Billoo and King both speak as frustrated leaders of their movements. Both are dedicated to uplifting a marginalized and oppressed community. Billoo, like Dr. King, must challenge entrenched and widely supported legal and social constructions that reject the wrongs being done to her community. Dr. King demanded that our nation see an American racist reality that is still hard for many to accept. Billoo is challenging a strongly shared belief that Israel is a beacon of democracy and deep ignorance about the reality of Palestinian life under Israeli control. In depicting Israel as an aggressor, as an Apartheid state, she offends.
Billoo, like Dr. King, receives constant instruction about what language to use and what kinds of protests are acceptable. Billoo, like Dr. King, is strongly condemned when she ignores this “wisdom” and dares to speak her truth.
And so, it was not surprising that The ADL (Anti-Defamation League), took offense at Ms. Billoo’s words. It was also not surprising that they could not include even a word about the plight of the Palestinian people. The organization’s CEO, Jonathan Greenblatt pulled out his “antisemitism” trope and tweeted back “Throughout her speech Ms. Billoo blamed America’s Jewish institutions – from civil rights orgs to respected campus orgs to charitable orgs to virtually every synagogue in the US – for a variety of America’s ills, including Islamophobia…To so brazenly refer to the vast majority of American Jews as enemies solely because of their connection to the Jewish homeland, to repeatedly blame Jews for Islamophobia, and to unapologetically promote tropes used against Jews for millennia, is grotesque.”
Billoo is not wrong when she points to the network of Jewish organizations that stand behind Israel, right or wrong. She is not wrong in calling out even “liberal” Jewish organizations and voices who continue to council patience, who blame the oppressed for the way they are protesting, and who couch their mild critique of Israeli policies in mealy-mouthed words. She is not wrong if she recognizes that her organization (CAIR), faces opposition from voices who have greater financial and political power. The CAIR Foundation’s last IRS filing (1919) shows it with total revenue of $5.2 million and total net assets of $2.74 million.
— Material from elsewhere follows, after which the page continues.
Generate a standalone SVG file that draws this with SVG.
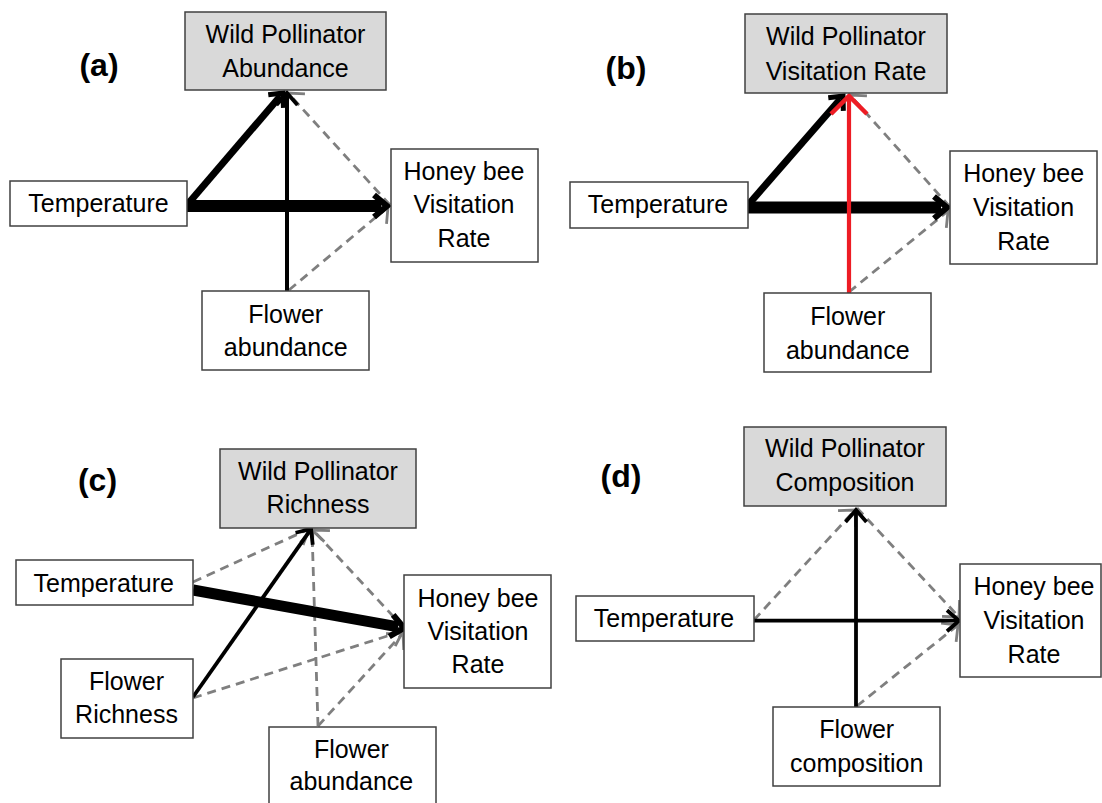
<svg xmlns="http://www.w3.org/2000/svg" width="1102" height="803" viewBox="0 0 1102 803">
<style>
.box{fill:#fff;stroke:#404040;stroke-width:1.5}
.dv{fill:#d9d9d9;stroke:#404040;stroke-width:1.5}
text{font-family:"Liberation Sans",Arial,sans-serif;font-size:25px;fill:#000;text-anchor:middle}
.lab{font-weight:bold;font-size:32px}
.dash{stroke:#7f7f7f;stroke-width:2.8;stroke-dasharray:9 6;fill:none;marker-end:url(#ahG)}
.blk{stroke:#000;fill:none}
</style>
<defs>
<marker id="ahG" markerUnits="userSpaceOnUse" markerWidth="30" markerHeight="30" refX="0" refY="0" orient="auto" overflow="visible"><path d="M-12,-12 L0,0 L-12,12" fill="none" stroke="#7f7f7f" stroke-width="2.8"/></marker>
<marker id="ahXL" markerUnits="userSpaceOnUse" markerWidth="30" markerHeight="30" refX="-6" refY="0" orient="auto" overflow="visible"><path d="M-13,-11 L0,0 L-13,11" fill="none" stroke="#000" stroke-width="6"/></marker>
<marker id="ahL" markerUnits="userSpaceOnUse" markerWidth="30" markerHeight="30" refX="-4" refY="0" orient="auto" overflow="visible"><path d="M-11,-10 L0,0 L-11,10" fill="none" stroke="#000" stroke-width="5"/></marker>
<marker id="ahM" markerUnits="userSpaceOnUse" markerWidth="30" markerHeight="30" refX="-2" refY="0" orient="auto" overflow="visible"><path d="M-12,-10.5 L0,0 L-12,10.5" fill="none" stroke="#000" stroke-width="3.8"/></marker>
<marker id="ahR" markerUnits="userSpaceOnUse" markerWidth="40" markerHeight="40" refX="-2" refY="0" orient="auto" overflow="visible"><path d="M-18,-18 L0,0 L-18,18" fill="none" stroke="#ed1c24" stroke-width="4.5"/></marker>
</defs>

<g id="connectors">
<!-- (a) -->
<line class="dash" x1="390" y1="205" x2="288" y2="93"/>
<line class="dash" x1="289" y1="290" x2="388" y2="207"/>
<line class="blk" stroke-width="12" x1="187" y1="206" x2="381" y2="206" marker-end="url(#ahXL)"/>
<line class="blk" stroke-width="7" x1="187" y1="205" x2="280.4" y2="96" marker-end="url(#ahL)"/>
<line class="blk" stroke-width="4" x1="287" y1="291" x2="287" y2="95" marker-end="url(#ahM)"/>
<!-- (b) -->
<line class="dash" x1="950" y1="207" x2="850" y2="95"/>
<line class="dash" x1="849" y1="292" x2="948" y2="211"/>
<line class="blk" stroke-width="12" x1="748" y1="207.5" x2="941" y2="207.5" marker-end="url(#ahXL)"/>
<line class="blk" stroke-width="7" x1="748" y1="205" x2="840.4" y2="99" marker-end="url(#ahL)"/>
<line stroke="#ed1c24" stroke-width="4.2" x1="849" y1="293" x2="849" y2="98" marker-end="url(#ahR)"/>
<!-- (c) -->
<line class="dash" x1="193" y1="582" x2="309" y2="529"/>
<line class="dash" x1="193" y1="698" x2="403" y2="631"/>
<line class="dash" x1="318" y1="726" x2="312" y2="530"/>
<line class="dash" x1="318" y1="726" x2="403" y2="633"/>
<line class="dash" x1="404" y1="628" x2="313" y2="530"/>
<line class="blk" stroke-width="11" x1="193" y1="590" x2="398.1" y2="626.9" marker-end="url(#ahXL)"/>
<line class="blk" stroke-width="3.8" x1="193" y1="697" x2="309.9" y2="530.6" marker-end="url(#ahM)"/>
<!-- (d) -->
<line class="dash" x1="754" y1="620" x2="855" y2="510"/>
<line class="dash" x1="857" y1="508" x2="959" y2="617"/>
<line class="dash" x1="857" y1="706" x2="958" y2="625"/>
<line class="blk" stroke-width="3.8" x1="754" y1="620.7" x2="957" y2="620.7" marker-end="url(#ahM)"/>
<line class="blk" stroke-width="3.8" x1="856" y1="707" x2="856" y2="512" marker-end="url(#ahM)"/>
</g>

<g id="label-a"><text class="lab" x="99" y="76">(a)</text></g>
<g id="a-wpa"><rect class="dv" x="185" y="12" width="201" height="78"/><text x="285.5" y="43.3">Wild Pollinator</text><text x="285.5" y="76.7">Abundance</text></g>
<g id="a-temp"><rect class="box" x="10" y="181" width="177" height="45"/><text x="98.5" y="211.7">Temperature</text></g>
<g id="a-hb"><rect class="box" x="391" y="149" width="147" height="113"/><text x="464" y="180">Honey bee</text><text x="464" y="213.3">Visitation</text><text x="464" y="246.7">Rate</text></g>
<g id="a-flower"><rect class="box" x="202" y="291" width="167" height="79"/><text x="285.7" y="322.7">Flower</text><text x="285.7" y="356">abundance</text></g>

<g id="label-b"><text class="lab" x="626" y="79">(b)</text></g>
<g id="b-wpvr"><rect class="dv" x="745" y="14" width="202" height="79"/><text x="846" y="45">Wild Pollinator</text><text x="846" y="80">Visitation Rate</text></g>
<g id="b-temp"><rect class="box" x="570" y="182" width="178" height="46"/><text x="658" y="213.3">Temperature</text></g>
<g id="b-hb"><rect class="box" x="950" y="151" width="147" height="113"/><text x="1023.6" y="181.7">Honey bee</text><text x="1023.6" y="216">Visitation</text><text x="1023.6" y="250">Rate</text></g>
<g id="b-flower"><rect class="box" x="764" y="293" width="167" height="79"/><text x="847.8" y="325">Flower</text><text x="847.8" y="359.3">abundance</text></g>

<g id="label-c"><text class="lab" x="97.5" y="491">(c)</text></g>
<g id="c-wpr"><rect class="dv" x="220" y="449" width="196" height="79"/><text x="318" y="480">Wild Pollinator</text><text x="318" y="513">Richness</text></g>
<g id="c-temp"><rect class="box" x="16" y="560" width="177" height="45"/><text x="103.7" y="591.7">Temperature</text></g>
<g id="c-fr"><rect class="box" x="61" y="659" width="132" height="79"/><text x="126.5" y="690">Flower</text><text x="126.5" y="723.3">Richness</text></g>
<g id="c-hb"><rect class="box" x="404" y="575" width="147" height="113"/><text x="478" y="606.7">Honey bee</text><text x="478" y="640">Visitation</text><text x="478" y="673.3">Rate</text></g>
<g id="c-fa"><rect class="box" x="269" y="727" width="167" height="80"/><text x="351.4" y="758.3">Flower</text><text x="351.4" y="790">abundance</text></g>

<g id="label-d"><text class="lab" x="621" y="487">(d)</text></g>
<g id="d-wpc"><rect class="dv" x="744" y="427" width="202" height="79"/><text x="845" y="456.7">Wild Pollinator</text><text x="845" y="490.7">Composition</text></g>
<g id="d-temp"><rect class="box" x="576" y="596" width="178" height="45"/><text x="664" y="626.7">Temperature</text></g>
<g id="d-hb"><rect class="box" x="960" y="564" width="141" height="113"/><text x="1034" y="595">Honey bee</text><text x="1034" y="629.3">Visitation</text><text x="1034" y="662.7">Rate</text></g>
<g id="d-fc"><rect class="box" x="773" y="707" width="167" height="79"/><text x="856.7" y="738.3">Flower</text><text x="856.7" y="771.7">composition</text></g>
</svg>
ADL, which is just one of the organizations standing with Israel and condemning assertive, pro-Palestinian voices, reported total revenues of more than $90 million in the same year.
Dr. King’s words were heard as prophetic by some in the Jewish community. King resonated with memories of oppression that echo through the Jewish narrative of enslaved people, of pogroms, and of the holocaust. For some, they served as a strong call to action. From another jailhouse, this one in Saint Augustine, Florida, a group of brave Rabbis wrote about what had called them to act in support of Black liberation. “We came to St. Augustine mainly because we could not stay away…We came because we could not stand quietly by our brother’s blood…We came in the hope that the God of all of us would accept our small involvement as partial atonement for the many things we wish we had done before and often…We came because we know that, second only to silence, the greatest danger to man is loss of faith in man’s capacity to act.”
Too many voices in the Jewish community, too many large well funded Jewish organizations (ADL, Jewish Federations, AIPAC, and even J Street) have chosen to play the role of victim in the face of Israeli aggression and Palestinian calls for justice. They mirror northern liberals who cheered on Dr. King when he marched to the streets of someone else’s community but told him to slow down, to quiet down when he came to their neighborhood and pointed out their own sins. They mirror those who after hundreds of years of oppression, counseled patience and were shocked and offended when violence broke out. To quote Dr. King again, “We do not need allies who are more devoted to order than to justice. I hear a lot of talk these days about our direct action program alienating former friends. I would rather feel that they are bringing to the surface many latent prejudices which were always there.”
Antisemitism cannot be a “get of jail free” card if it is to mean anything at all. Those, like Rosenblatt, who seek to use it as a shield, cannot be allowed to do so without protest from all people who are truly committed to freedom and equality.